Rolling is the technique used to marry the flavors of rich ingredients like those you would add to a Bloody Mary. Rolling involves pouring a cocktail back and forth between a shaker and Boston mixing glass. This will weave the flavors together and create dilution without frothing the drink.


Building is the most used and most basic technique in mixology. It involves stacking the ingredients over ice, stirring, and serving.


Carefully measuring ingredients in a cocktail is often overlooked, however the balance of the cocktail sits within the precise measurement to achieve a perfect cocktail.

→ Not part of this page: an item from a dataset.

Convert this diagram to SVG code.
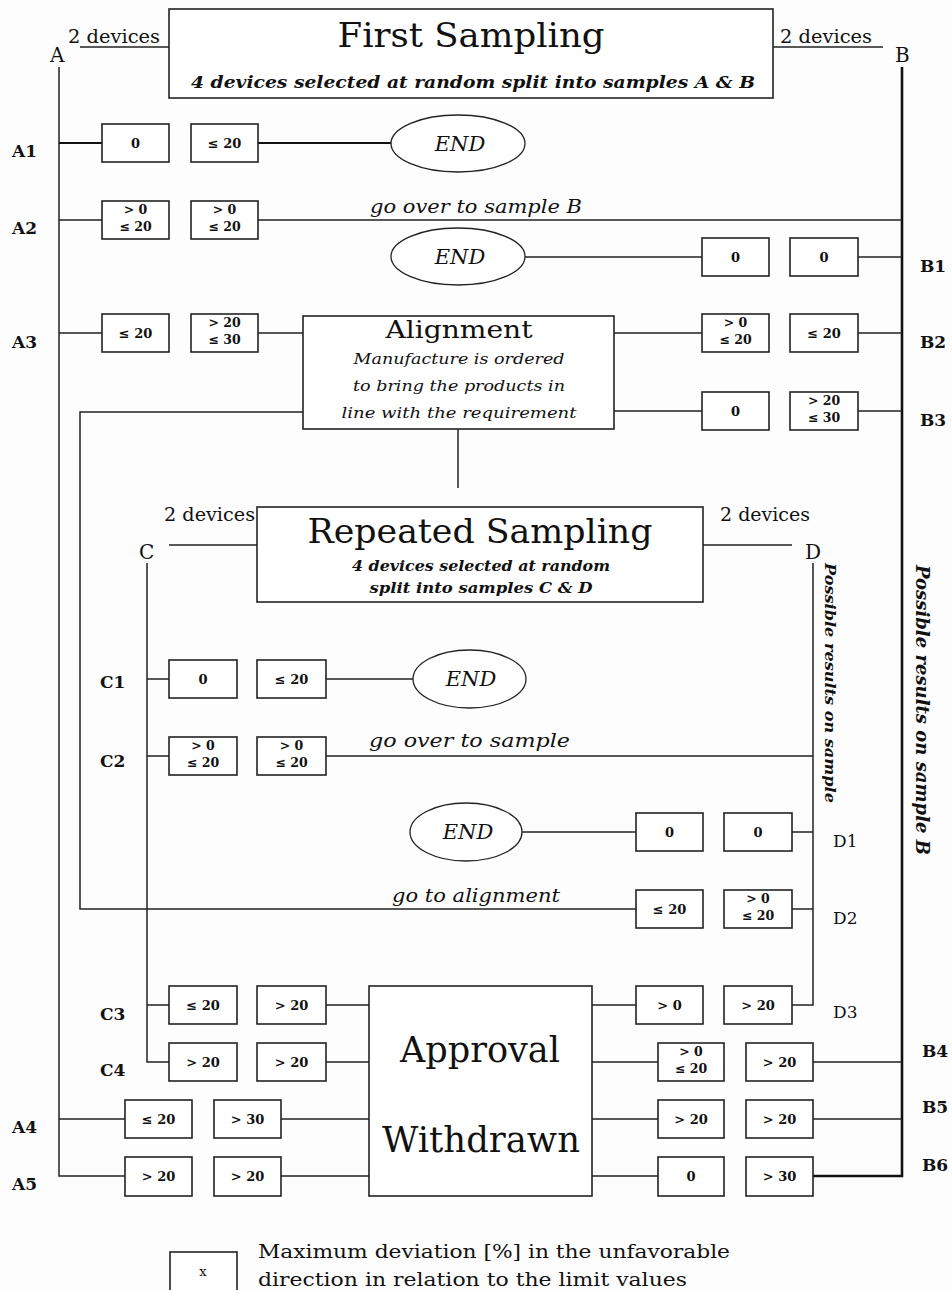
<svg xmlns="http://www.w3.org/2000/svg" width="952" height="1290" viewBox="0 0 952 1290">
<style>
.bx{fill:#fff;stroke:#222;stroke-width:1.6}
.ln{stroke:#222;stroke-width:1.5;fill:none}
.thk{stroke:#111;stroke-width:2.6;fill:none}
.ov{fill:#fff;stroke:#222;stroke-width:1.3}
text{font-family:"DejaVu Serif","Liberation Serif",serif;fill:#111}
.v{font-size:13px;font-weight:bold;text-anchor:middle}
.v2{font-size:12.5px;font-weight:bold;text-anchor:middle}
.lb{font-size:17px;font-weight:bold}
.lr{font-size:17px}
.dv{font-size:18px}
.it{font-style:italic}
.end{font-size:21px;font-style:italic;text-anchor:middle}
.go{font-size:19px;font-style:italic}
.mid{text-anchor:middle}
</style>
<rect width="952" height="1290" fill="#fdfdfd"/>

<g id="connectors">
  <path class="ln" d="M59 67 V1176 H125"/>
  <path class="thk" d="M902 67 V1176 H813"/>
  <path class="ln" d="M80 47 H169 M773 47 H883"/>
  <path class="thk" d="M59 143 H102 M258 143 H391" style="stroke-width:2"/>
  <path class="ln" d="M59 220 H102 M258 220 H902"/>
  <path class="ln" d="M525 257 H702 M858 257 H902"/>
  <path class="ln" d="M59 333 H102 M258 333 H303 M614 333 H702 M858 333 H902"/>
  <path class="ln" d="M614 411 H702 M858 411 H902"/>
  <path class="ln" d="M303 412 H80 V909 H636"/>
  <path class="ln" d="M458 429 V488"/>
  <path class="ln" d="M169 545 H257 M703 545 H792"/>
  <path class="ln" d="M147 563 V1062 H169"/>
  <path class="ln" d="M813 563 V1005 H792"/>
  <path class="ln" d="M147 679 H169 M326 679 H413"/>
  <path class="ln" d="M147 756 H169 M326 756 H813"/>
  <path class="ln" d="M522 832 H636 M792 832 H813"/>
  <path class="ln" d="M792 909 H813"/>
  <path class="ln" d="M147 1005 H169 M326 1005 H369 M592 1005 H636"/>
  <path class="ln" d="M326 1062 H369 M592 1062 H658 M813 1062 H902"/>
  <path class="ln" d="M59 1119 H125 M281 1119 H369 M592 1119 H658 M813 1119 H902"/>
  <path class="ln" d="M281 1176 H369 M592 1176 H658"/>
</g>

<g id="first-sampling">
  <rect class="bx" x="169" y="9" width="604" height="89"/>
  <text x="471" y="47" class="mid" font-size="33" textLength="267" lengthAdjust="spacingAndGlyphs">First Sampling</text>
  <text x="473" y="88" class="mid it" font-size="16" font-weight="bold" textLength="564" lengthAdjust="spacingAndGlyphs">4 devices selected at random split into samples A &amp; B</text>
  <text x="68" y="43" class="dv" textLength="92" lengthAdjust="spacingAndGlyphs">2 devices</text>
  <text x="780" y="43" class="dv" textLength="92" lengthAdjust="spacingAndGlyphs">2 devices</text>
  <text x="50" y="62" font-size="20">A</text>
  <text x="895" y="62" font-size="20">B</text>
</g>

<g id="A1">
  <text x="12" y="157" class="lb">A1</text>
  <rect class="bx" x="102" y="124" width="67" height="38"/><text x="135.5" y="148" class="v">0</text>
  <rect class="bx" x="191" y="124" width="67" height="38"/><text x="224.5" y="148" class="v">≤ 20</text>
</g>
<g id="end-A1">
  <ellipse class="ov" cx="458" cy="143.5" rx="67" ry="28.5"/>
  <text x="460" y="151" class="end">END</text>
</g>

<g id="A2">
  <text x="12" y="234" class="lb">A2</text>
  <rect class="bx" x="102" y="201" width="67" height="38"/><text x="135.5" y="214" class="v2">&gt; 0</text><text x="135.5" y="231" class="v2">≤ 20</text>
  <rect class="bx" x="191" y="201" width="67" height="38"/><text x="224.5" y="214" class="v2">&gt; 0</text><text x="224.5" y="231" class="v2">≤ 20</text>
  <text x="370" y="213" class="go" textLength="212" lengthAdjust="spacingAndGlyphs">go over to sample B</text>
</g>

<g id="end-B1">
  <ellipse class="ov" cx="458" cy="256.5" rx="67" ry="28.5"/>
  <text x="460" y="264" class="end">END</text>
</g>
<g id="B1">
  <rect class="bx" x="702" y="238" width="67" height="38"/><text x="735.5" y="262" class="v">0</text>
  <rect class="bx" x="790" y="238" width="68" height="38"/><text x="824" y="262" class="v">0</text>
  <text x="920" y="272" class="lb">B1</text>
</g>

<g id="A3">
  <text x="12" y="348" class="lb">A3</text>
  <rect class="bx" x="102" y="314" width="67" height="38"/><text x="135.5" y="338" class="v">≤ 20</text>
  <rect class="bx" x="191" y="314" width="67" height="38"/><text x="224.5" y="327" class="v2">&gt; 20</text><text x="224.5" y="344" class="v2">≤ 30</text>
</g>

<g id="alignment">
  <rect class="bx" x="303" y="316" width="311" height="113"/>
  <text x="459" y="338" class="mid" font-size="25" textLength="147" lengthAdjust="spacingAndGlyphs">Alignment</text>
  <text x="459" y="364" class="mid it" font-size="15" textLength="211" lengthAdjust="spacingAndGlyphs">Manufacture is ordered</text>
  <text x="459" y="391" class="mid it" font-size="15" textLength="212" lengthAdjust="spacingAndGlyphs">to bring the products in</text>
  <text x="459" y="418" class="mid it" font-size="15" textLength="235" lengthAdjust="spacingAndGlyphs">line with the requirement</text>
</g>

<g id="B2">
  <rect class="bx" x="702" y="314" width="67" height="38"/><text x="735.5" y="327" class="v2">&gt; 0</text><text x="735.5" y="344" class="v2">≤ 20</text>
  <rect class="bx" x="790" y="314" width="68" height="38"/><text x="824" y="338" class="v">≤ 20</text>
  <text x="920" y="348" class="lb">B2</text>
</g>
<g id="B3">
  <rect class="bx" x="702" y="392" width="67" height="38"/><text x="735.5" y="416" class="v">0</text>
  <rect class="bx" x="790" y="392" width="68" height="38"/><text x="824" y="405" class="v2">&gt; 20</text><text x="824" y="422" class="v2">≤ 30</text>
  <text x="920" y="426" class="lb">B3</text>
</g>

<g id="repeated-sampling">
  <rect class="bx" x="257" y="507" width="446" height="95"/>
  <text x="480" y="543" class="mid" font-size="33" textLength="345" lengthAdjust="spacingAndGlyphs">Repeated Sampling</text>
  <text x="481" y="571" class="mid it" font-size="15" font-weight="bold" textLength="258" lengthAdjust="spacingAndGlyphs">4 devices selected at random</text>
  <text x="481" y="593" class="mid it" font-size="15" font-weight="bold" textLength="223" lengthAdjust="spacingAndGlyphs">split into samples C &amp; D</text>
  <text x="164" y="521" class="dv" textLength="91" lengthAdjust="spacingAndGlyphs">2 devices</text>
  <text x="720" y="521" class="dv" textLength="90" lengthAdjust="spacingAndGlyphs">2 devices</text>
  <text x="139" y="559" font-size="20">C</text>
  <text x="805" y="559" font-size="20">D</text>
</g>

<g id="result-labels">
  <text transform="translate(916,565) rotate(90)" font-size="18" font-style="italic" font-weight="bold" textLength="290" lengthAdjust="spacingAndGlyphs">Possible results on sample B</text>
  <text transform="translate(825,563) rotate(90)" font-size="15" font-style="italic" font-weight="bold" textLength="240" lengthAdjust="spacingAndGlyphs">Possible results on sample</text>
</g>

<g id="C1">
  <text x="100" y="688" class="lb">C1</text>
  <rect class="bx" x="169" y="660" width="68" height="38"/><text x="203" y="684" class="v">0</text>
  <rect class="bx" x="257" y="660" width="69" height="38"/><text x="291.5" y="684" class="v">≤ 20</text>
</g>
<g id="end-C1">
  <ellipse class="ov" cx="469.5" cy="679" rx="56.5" ry="29"/>
  <text x="471" y="686" class="end">END</text>
</g>

<g id="C2">
  <text x="100" y="767" class="lb">C2</text>
  <rect class="bx" x="169" y="737" width="68" height="38"/><text x="203" y="750" class="v2">&gt; 0</text><text x="203" y="767" class="v2">≤ 20</text>
  <rect class="bx" x="257" y="737" width="69" height="38"/><text x="291.5" y="750" class="v2">&gt; 0</text><text x="291.5" y="767" class="v2">≤ 20</text>
  <text x="369" y="747" class="go" textLength="201" lengthAdjust="spacingAndGlyphs">go over  to  sample</text>
</g>

<g id="end-D1">
  <ellipse class="ov" cx="466" cy="832" rx="56" ry="29"/>
  <text x="468" y="839" class="end">END</text>
</g>
<g id="D1">
  <rect class="bx" x="636" y="813" width="67" height="38"/><text x="669.5" y="837" class="v">0</text>
  <rect class="bx" x="724" y="813" width="68" height="38"/><text x="758" y="837" class="v">0</text>
  <text x="833" y="847" class="lr">D1</text>
</g>

<g id="D2">
  <text x="392" y="902" class="go" textLength="168" lengthAdjust="spacingAndGlyphs">go to alignment</text>
  <rect class="bx" x="636" y="890" width="67" height="38"/><text x="669.5" y="914" class="v">≤ 20</text>
  <rect class="bx" x="724" y="890" width="68" height="38"/><text x="758" y="903" class="v2">&gt; 0</text><text x="758" y="920" class="v2">≤ 20</text>
  <text x="833" y="924" class="lr">D2</text>
</g>

<g id="C3">
  <text x="100" y="1020" class="lb">C3</text>
  <rect class="bx" x="169" y="986" width="68" height="38"/><text x="203" y="1010" class="v">≤ 20</text>
  <rect class="bx" x="257" y="986" width="69" height="38"/><text x="291.5" y="1010" class="v">&gt; 20</text>
</g>
<g id="D3">
  <rect class="bx" x="636" y="986" width="67" height="38"/><text x="669.5" y="1010" class="v">&gt; 0</text>
  <rect class="bx" x="724" y="986" width="68" height="38"/><text x="758" y="1010" class="v">&gt; 20</text>
  <text x="833" y="1018" class="lr">D3</text>
</g>

<g id="approval-withdrawn">
  <rect class="bx" x="369" y="986" width="223" height="210"/>
  <text x="480" y="1062" class="mid" font-size="35" textLength="160" lengthAdjust="spacingAndGlyphs">Approval</text>
  <text x="481" y="1152" class="mid" font-size="35" textLength="198" lengthAdjust="spacingAndGlyphs">Withdrawn</text>
</g>

<g id="C4">
  <text x="100" y="1076" class="lb">C4</text>
  <rect class="bx" x="169" y="1043" width="68" height="38"/><text x="203" y="1067" class="v">&gt; 20</text>
  <rect class="bx" x="257" y="1043" width="69" height="38"/><text x="291.5" y="1067" class="v">&gt; 20</text>
</g>
<g id="B4">
  <rect class="bx" x="658" y="1043" width="66" height="38"/><text x="691" y="1056" class="v2">&gt; 0</text><text x="691" y="1073" class="v2">≤ 20</text>
  <rect class="bx" x="746" y="1043" width="67" height="38"/><text x="779.5" y="1067" class="v">&gt; 20</text>
  <text x="922" y="1057" class="lb">B4</text>
</g>

<g id="A4">
  <text x="12" y="1133" class="lb">A4</text>
  <rect class="bx" x="125" y="1100" width="67" height="38"/><text x="158.5" y="1124" class="v">≤ 20</text>
  <rect class="bx" x="214" y="1100" width="67" height="38"/><text x="247.5" y="1124" class="v">&gt; 30</text>
</g>
<g id="B5">
  <rect class="bx" x="658" y="1100" width="66" height="38"/><text x="691" y="1124" class="v">&gt; 20</text>
  <rect class="bx" x="746" y="1100" width="67" height="38"/><text x="779.5" y="1124" class="v">&gt; 20</text>
  <text x="922" y="1113" class="lb">B5</text>
</g>

<g id="A5">
  <text x="12" y="1190" class="lb">A5</text>
  <rect class="bx" x="125" y="1157" width="67" height="39"/><text x="158.5" y="1181" class="v">&gt; 20</text>
  <rect class="bx" x="214" y="1157" width="67" height="39"/><text x="247.5" y="1181" class="v">&gt; 20</text>
</g>
<g id="B6">
  <rect class="bx" x="658" y="1157" width="66" height="39"/><text x="691" y="1181" class="v">0</text>
  <rect class="bx" x="746" y="1157" width="67" height="39"/><text x="779.5" y="1181" class="v">&gt; 30</text>
  <text x="922" y="1171" class="lb">B6</text>
</g>

<g id="legend">
  <rect class="bx" x="170" y="1252" width="67" height="48"/>
  <text x="203" y="1276" class="mid" font-size="13">x</text>
  <text x="258" y="1258" font-size="18" textLength="472" lengthAdjust="spacingAndGlyphs">Maximum deviation [%] in the unfavorable</text>
  <text x="258" y="1286" font-size="18" textLength="429" lengthAdjust="spacingAndGlyphs">direction in relation to the limit values</text>
</g>
</svg>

Stirring cocktails is a way to gently introduce light dilution to spirit-forward cocktails.

01. Champagne Coupe
The champagne coupe is a footed glass with a stem that has become synonymous with classic cocktails served straight-up.
02. Champagne Flute
Used uniquely for champagne, the champagne flute is tall and narrow to allow bubbles to flow and showcase the quality of the champagne.
03. Collins/Tall Glass
A collins/tall glass is a chimney style glass- tall and thin, and used for refreshing cocktails usually topped with soda or sparking water. In this app, Tall will refer to any tall glass and may not be specific to the Collins.
04. Hurricane Glass
A tall and curvy glass most associated with the Pina Colada or tropical cocktails.
05. Irish Coffee Mug
Irish coffee mugs are footed-glasses with a handle, tempered to ensure they can handle hot liquids.
06. Julep Cup
Typically made of stainless steel or copper, a julep cup is most well-known for serving the Mint Julep. The cocktail served in this cup is poured over crushed ice, allowing a frost to form on the outside.
07. Margarita Glass
Typically used for the margarita, the Margarita glass is wide enough for a blended margarita as well as a shaken margarita. A unique feature is the bowl in the bottom, great for adding additional flavors.
08. Martini/Cocktail Glass
Best known as the international icon of the cocktail, the martini glass is traditionally used for “straight-up” cocktails.
09. Mason Jar
The cocktail Mason Jar became famous with the come back of Moonshine. The Mason jar is great for shaking and serving cocktails. Add fresh fruit, simply shake up and serve!
10. Pilsner Glass
Named after the beer type, the Pilsner glass is designed specifically to open up the aromatics of beers. In this application, Pilsner may refer to any beer glass.
11. Pint Glass
Also known as a Boston mixing glass, it is the most universal beer serving glass used today. In mixology, Boston Mixing glass is almost exclusively used as a drink making and measurement tool.
12. Punch Bowl
Used to serve large amounts of product to large amounts of people, drinks are served from a punch bowl with a ladle or soup spoon.
13. Rocks Glass
Rocks is a reference to ice, in which built, shaken, or strained drinks are served over ice in this glass.
14. Snifter Glass
Used for serving spirits and high-alcohol cocktails either neat or warm, a snifter is designed to collect all the aromatics of the drink to hit your nose as one aroma.
15. Shot Glass
Shot glasses are often used to measure spirits or for a quick drink straight from the glass.
16. Wine Glass
Red and white wine glasses are designed to allow different aromas to get to the nose. They range in size and shape and usually feature a footed-stem leading to a large bowl.